J&J Snack Foods keeps the dough in its pocket


frozen pocket sandwiches on a conveyor belt

It takes a lot of energy to produce 13 million pounds of sandwich pockets and 5 million pounds of raised dough products annually, which is why J&J Snack Foods in Weston, Oregon, jumped at the chance to join Energy Trust’s Strategic Energy Management (SEM) offering at the beginning of last year. “We spend about $500,000 a year on electricity costs,” said Richard Boyer, plant manager. “We figured if SEM could trim that by $25,000 to $50,000, why not give it a try?” 

As part of the Northeastern Oregon SEM cohort, J&J and other manufacturers have been meeting monthly with Energy Trust’s technical experts to focus on behavioral changes and no- or low-cost operations and maintenance improvements that deliver significant and persistent energy savings.  

J&J formed an energy team with representatives from throughout the plant and set a goal to reduce electricity by 5 percent, or 225,000 kilowatt-hours, per year. “We’re on target to almost double that,” said Boyer.  

The energy team spent a day going through the plant with our energy experts to look for savings opportunities. “We discovered we had quite a few compressed air leaks we didn’t know about,” said Boyer. J&J was also using compressed air to remove scrap dough after it’s trimmed from the sandwich pocket line. “That was a costly and unnecessary use of compressed air, so we’ve redesigned our conveyor belt to remove the dough another way. We did all the work in-house.”

a mechanical dough cutter

The plant’s 400º F cooking ovens offered additional operations and maintenance savings. J&J replaced latches and high-temperature seals on the oven doors and added special skirting to keep in the heat. “That’s been a big win because we not only save energy, but keep the plant more comfortable for employees,” said Boyer.  

SEM also helped J&J rethink processes it has been doing for years, such as using compressed air to create compressed fiber board slip sheets for use on all its pallets. Gerard Law, vice president of operations, questioned why that was standard practice when only about 80 percent of products require a slip sheet.

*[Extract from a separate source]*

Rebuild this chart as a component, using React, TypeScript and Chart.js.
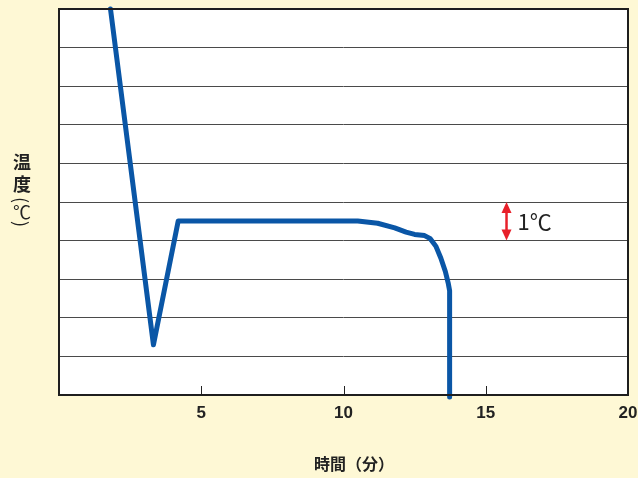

The answer: “We’ve always done it that way.” As a result, J&J cut down on its use of slip sheets, delivering even more compressed air savings.  

“That’s one of the big plusses of SEM,” said Boyer. “In a facility like this, we get so focused on production and quality that we don’t stop to think about other factors. SEM prompts you to stop and think about why you’re doing things a certain way and at what cost.”